▶ [YOUR OBJECTIVE]
Provide the data again in its entirety, exactly as given.

▶ [SOURCE MATERIAL]
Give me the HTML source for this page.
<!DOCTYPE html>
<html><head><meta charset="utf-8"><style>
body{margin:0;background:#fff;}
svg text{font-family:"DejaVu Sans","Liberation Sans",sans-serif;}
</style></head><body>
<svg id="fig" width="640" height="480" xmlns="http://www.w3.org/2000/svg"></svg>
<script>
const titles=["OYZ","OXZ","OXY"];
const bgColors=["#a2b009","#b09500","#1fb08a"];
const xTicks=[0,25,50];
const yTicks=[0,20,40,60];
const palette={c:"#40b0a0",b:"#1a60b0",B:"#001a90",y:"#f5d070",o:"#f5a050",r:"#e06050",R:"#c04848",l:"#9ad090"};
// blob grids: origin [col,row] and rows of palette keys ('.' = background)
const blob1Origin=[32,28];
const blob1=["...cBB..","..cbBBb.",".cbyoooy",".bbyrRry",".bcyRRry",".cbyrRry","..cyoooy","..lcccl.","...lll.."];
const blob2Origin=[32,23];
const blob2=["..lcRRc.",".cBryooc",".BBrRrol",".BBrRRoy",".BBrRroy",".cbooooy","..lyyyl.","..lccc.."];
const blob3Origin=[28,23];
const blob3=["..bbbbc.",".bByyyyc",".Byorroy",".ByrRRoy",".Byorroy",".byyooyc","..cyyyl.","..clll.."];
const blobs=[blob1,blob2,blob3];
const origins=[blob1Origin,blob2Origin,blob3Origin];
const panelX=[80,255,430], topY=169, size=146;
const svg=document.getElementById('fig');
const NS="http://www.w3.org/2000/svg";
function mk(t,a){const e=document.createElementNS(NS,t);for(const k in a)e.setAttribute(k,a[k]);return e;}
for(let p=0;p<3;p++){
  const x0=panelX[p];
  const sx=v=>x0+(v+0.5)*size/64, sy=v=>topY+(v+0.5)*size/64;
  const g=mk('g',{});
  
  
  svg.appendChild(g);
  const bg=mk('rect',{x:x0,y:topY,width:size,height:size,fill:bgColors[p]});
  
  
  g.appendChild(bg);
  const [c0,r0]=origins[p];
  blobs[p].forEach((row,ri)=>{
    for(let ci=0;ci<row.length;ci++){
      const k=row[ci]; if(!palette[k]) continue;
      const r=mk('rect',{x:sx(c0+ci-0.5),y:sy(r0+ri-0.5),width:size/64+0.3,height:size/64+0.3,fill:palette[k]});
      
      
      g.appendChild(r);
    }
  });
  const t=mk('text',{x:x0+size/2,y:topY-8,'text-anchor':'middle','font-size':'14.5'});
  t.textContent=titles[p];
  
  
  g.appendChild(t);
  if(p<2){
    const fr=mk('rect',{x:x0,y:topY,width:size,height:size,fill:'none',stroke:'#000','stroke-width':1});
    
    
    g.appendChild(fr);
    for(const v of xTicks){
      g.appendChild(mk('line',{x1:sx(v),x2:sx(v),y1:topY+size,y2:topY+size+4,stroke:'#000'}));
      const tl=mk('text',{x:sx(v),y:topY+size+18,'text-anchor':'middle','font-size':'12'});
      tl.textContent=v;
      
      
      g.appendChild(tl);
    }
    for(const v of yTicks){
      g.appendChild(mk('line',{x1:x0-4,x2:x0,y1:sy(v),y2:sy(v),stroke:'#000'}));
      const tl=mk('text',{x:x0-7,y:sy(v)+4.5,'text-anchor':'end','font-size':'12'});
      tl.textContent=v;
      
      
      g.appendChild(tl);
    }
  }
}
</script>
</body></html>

▶ [RESPONSE TO THE EXERCISE]
Give me the HTML source for this page.
<!DOCTYPE html>
<html><head><meta charset="utf-8"><style>
body{margin:0;background:#fff;}
svg text{font-family:"DejaVu Sans","Liberation Sans",sans-serif;}
</style></head><body>
<svg id="fig" width="640" height="480" xmlns="http://www.w3.org/2000/svg"></svg>
<script>
const titles=["OYZ","OXZ","OXY"];
const bgColors=["#a2b009","#b09500","#1fb08a"];
const xTicks=[0,25,50];
const yTicks=[0,20,40,60];
const palette={c:"#40b0a0",b:"#1a60b0",B:"#001a90",y:"#f5d070",o:"#f5a050",r:"#e06050",R:"#c04848",l:"#9ad090"};
// blob grids: origin [col,row] and rows of palette keys ('.' = background)
const blob1Origin=[32,28];
const blob1=["...cBB..","..cbBBb.",".cbyoooy",".bbyrRry",".bcyRRry",".cbyrRry","..cyoooy","..lcccl.","...lll.."];
const blob2Origin=[32,23];
const blob2=["..lcRRc.",".cBryooc",".BBrRrol",".BBrRRoy",".BBrRroy",".cbooooy","..lyyyl.","..lccc.."];
const blob3Origin=[28,23];
const blob3=["..bbbbc.",".bByyyyc",".Byorroy",".ByrRRoy",".Byorroy",".byyooyc","..cyyyl.","..clll.."];
const blobs=[blob1,blob2,blob3];
const origins=[blob1Origin,blob2Origin,blob3Origin];
const panelX=[80,255,430], topY=169, size=146;
const svg=document.getElementById('fig');
const NS="http://www.w3.org/2000/svg";
function mk(t,a){const e=document.createElementNS(NS,t);for(const k in a)e.setAttribute(k,a[k]);return e;}
for(let p=0;p<3;p++){
  const x0=panelX[p];
  const sx=v=>x0+(v+0.5)*size/64, sy=v=>topY+(v+0.5)*size/64;
  const g=mk('g',{});
  
  
  svg.appendChild(g);
  const bg=mk('rect',{x:x0,y:topY,width:size,height:size,fill:bgColors[p]});
  
  
  g.appendChild(bg);
  const [c0,r0]=origins[p];
  blobs[p].forEach((row,ri)=>{
    for(let ci=0;ci<row.length;ci++){
      const k=row[ci]; if(!palette[k]) continue;
      const r=mk('rect',{x:sx(c0+ci-0.5),y:sy(r0+ri-0.5),width:size/64+0.3,height:size/64+0.3,fill:palette[k]});
      
      
      g.appendChild(r);
    }
  });
  const t=mk('text',{x:x0+size/2,y:topY-8,'text-anchor':'middle','font-size':'14.5'});
  t.textContent=titles[p];
  
  
  g.appendChild(t);
  if(p<2){
    const fr=mk('rect',{x:x0,y:topY,width:size,height:size,fill:'none',stroke:'#000','stroke-width':1});
    
    
    g.appendChild(fr);
    for(const v of xTicks){
      g.appendChild(mk('line',{x1:sx(v),x2:sx(v),y1:topY+size,y2:topY+size+4,stroke:'#000'}));
      const tl=mk('text',{x:sx(v),y:topY+size+18,'text-anchor':'middle','font-size':'12'});
      tl.textContent=v;
      
      
      g.appendChild(tl);
    }
    for(const v of yTicks){
      g.appendChild(mk('line',{x1:x0-4,x2:x0,y1:sy(v),y2:sy(v),stroke:'#000'}));
      const tl=mk('text',{x:x0-7,y:sy(v)+4.5,'text-anchor':'end','font-size':'12'});
      tl.textContent=v;
      
      
      g.appendChild(tl);
    }
  }
}
</script>
</body></html>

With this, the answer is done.